Frequently asked questions

I am salaried - can the Tribunal use an average of my ITRs instead of the latest one?

Under this 2026 ruling the latest ITR is the correct reference for a salaried victim, because it already reflects the most recent salary and any promotion. Averaging older, lower returns would understate current earning capacity.

I run a business - does the court always average exactly three years?

No. The court said “up to” three years and made the figure subject to the circumstances of the business. In the lead case the judges actually fixed income above the two-year average because the construction business justified it. Fewer than three years of returns can also be used.

What if the deceased had no Income Tax Return at all?

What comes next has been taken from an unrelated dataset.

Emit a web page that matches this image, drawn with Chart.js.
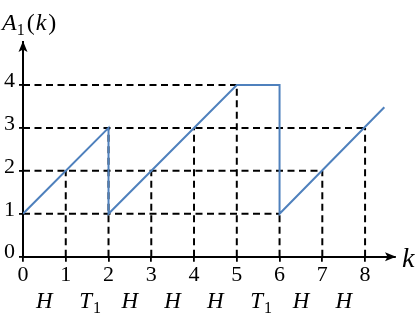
<!DOCTYPE html>
<html><head><meta charset="utf-8">
<script src="https://cdn.jsdelivr.net/npm/chart.js@4"></script>
<style>html,body{margin:0;padding:0;background:#fff;overflow:hidden}</style>
</head><body>
<canvas id="c" width="415" height="323" style="width:415px;height:323px"></canvas>
<script>
// ---- data ----
const xTicks = [0, 1, 2, 3, 4, 5, 6, 7, 8];
const yTicks = [0, 1, 2, 3, 4];
const stepLabels = ['H', 'T1', 'H', 'H', 'H', 'T1', 'H', 'H'];
const curveX = [0, 2, 2, 5, 6, 6, 8.45];
const curveY = [1, 3, 1, 4, 4, 1, 3.48];
const hLevels = [1, 2, 3, 4];
const hEnds = [6, 7, 8, 5];
const vSteps = [1, 2, 3, 4, 5, 6, 7, 8];
const vTops = [2, 3, 2, 3, 4, 1, 2, 3];
const xMax = 8.7, yMax = 5.0;

// ---- build datasets ----
const curve = curveX.map((x, i) => ({x, y: curveY[i]}));
const hDash = [];
hLevels.forEach((l, i) => { hDash.push({x: 0, y: l}, {x: hEnds[i], y: l}, {x: hEnds[i], y: null}); });
const vDash = [];
vSteps.forEach((v, i) => { vDash.push({x: v, y: 0}, {x: v, y: vTops[i]}, {x: v, y: null}); });

const SERIF = "Liberation Serif, DejaVu Serif, serif";

const decor = {
  id: 'decor',
  afterDraw(chart) {
    const ctx = chart.ctx, xs = chart.scales.x, ys = chart.scales.y;
    ctx.save();
    ctx.fillStyle = '#000';
    const x0 = xs.getPixelForValue(0), y0 = ys.getPixelForValue(0);
    const xt = xs.getPixelForValue(xMax), yt = ys.getPixelForValue(yMax);
    ctx.beginPath();
    ctx.moveTo(xt + 1, y0); ctx.lineTo(xt - 10, y0 - 4.5); ctx.lineTo(xt - 7.5, y0); ctx.lineTo(xt - 10, y0 + 4.5); ctx.closePath(); ctx.fill();
    ctx.beginPath();
    ctx.moveTo(x0, yt - 1); ctx.lineTo(x0 - 4.5, yt + 10); ctx.lineTo(x0, yt + 7.5); ctx.lineTo(x0 + 4.5, yt + 10); ctx.closePath(); ctx.fill();

    ctx.textBaseline = 'alphabetic';
    ctx.textAlign = 'left';
    ctx.font = 'italic 28px ' + SERIF;
    ctx.fillText('k', xt + 7, y0 + 10);

    let x = 2; const by = 30;
    ctx.font = 'italic 24px ' + SERIF; ctx.fillText('A', x, by); x += ctx.measureText('A').width;
    ctx.font = '16px ' + SERIF; ctx.fillText('1', x, by + 5); x += ctx.measureText('1').width + 2;
    ctx.font = '24px ' + SERIF; ctx.fillText('(', x, by); x += ctx.measureText('(').width + 1;
    ctx.font = 'italic 24px ' + SERIF; ctx.fillText('k', x, by); x += ctx.measureText('k').width + 2;
    ctx.font = '24px ' + SERIF; ctx.fillText(')', x, by);

    const ly = 308;
    stepLabels.forEach((lab, i) => {
      const cx = xs.getPixelForValue(i + 0.5);
      const main = lab[0], sub = lab.slice(1);
      ctx.font = 'italic 23px ' + SERIF;
      const wm = ctx.measureText(main).width;
      ctx.font = '16px ' + SERIF;
      const ws = sub ? ctx.measureText(sub).width + 1 : 0;
      let sx = cx - (wm + ws) / 2 + (sub ? 3 : 0);
      ctx.font = 'italic 23px ' + SERIF;
      ctx.fillText(main, sx, ly);
      if (sub) { ctx.font = '16px ' + SERIF; ctx.fillText(sub, sx + wm + 1, ly + 5); }
    });
    ctx.restore();
  }
};

new Chart(document.getElementById('c'), {
  type: 'scatter',
  data: {
    datasets: [
      {data: curve, showLine: true, borderColor: '#4F81BD', borderWidth: 2, pointRadius: 0, order: 0},
      {data: hDash, showLine: true, borderColor: '#000', borderWidth: 2, borderDash: [7, 4.5], pointRadius: 0, spanGaps: false, order: 1},
      {data: vDash, showLine: true, borderColor: '#000', borderWidth: 2, borderDash: [7, 4.5], pointRadius: 0, spanGaps: false, order: 1}
    ]
  },
  options: {
    responsive: false,
    animation: false,
    events: [],
    layout: {padding: {top: 42, right: 20, left: 0, bottom: 0}},
    plugins: {legend: {display: false}, tooltip: {enabled: false}},
    scales: {
      x: {
        type: 'linear', min: 0, max: xMax,
        afterBuildTicks: s => { s.ticks = xTicks.map(v => ({value: v})); },
        afterFit: s => { s.height = 66.3; },
        grid: {drawOnChartArea: false, drawTicks: true, tickLength: 5, color: '#000', lineWidth: 1.8},
        border: {display: true, color: '#000', width: 2},
        ticks: {color: '#000', font: {family: SERIF, size: 22}, padding: 0, maxRotation: 0, autoSkip: false}
      },
      y: {
        type: 'linear', min: 0, max: yMax,
        afterBuildTicks: s => { s.ticks = yTicks.map(v => ({value: v})); },
        afterFit: s => { s.width = 23; },
        grid: {drawOnChartArea: false, drawTicks: true, tickLength: 4, color: '#000', lineWidth: 1.8},
        border: {display: true, color: '#000', width: 2},
        ticks: {color: '#000', font: {family: SERIF, size: 22}, padding: 4, labelOffset: -4, autoSkip: false}
      }
    }
  },
  plugins: [decor]
});
</script>
</body></html>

Then the ITR rule does not apply and the Tribunal estimates income from other evidence - wage records, the nature of the work, or notional minimum income. An ITR simply gives the strongest, hardest-to-dispute proof when it exists.

Does using the ITR change the multiplier or future prospects?

No. The ITR only fixes the annual income at the start. The multiplier, future-prospects percentage and personal-expense deduction are applied afterwards in the usual way, as explained in the linked guides above.

Can the insurance company challenge the income shown in my ITR?

It can dispute how the figure is read, but a filed and accepted ITR is strong evidence. Backing it with Form 16, audited accounts or bank statements makes it far harder to contest.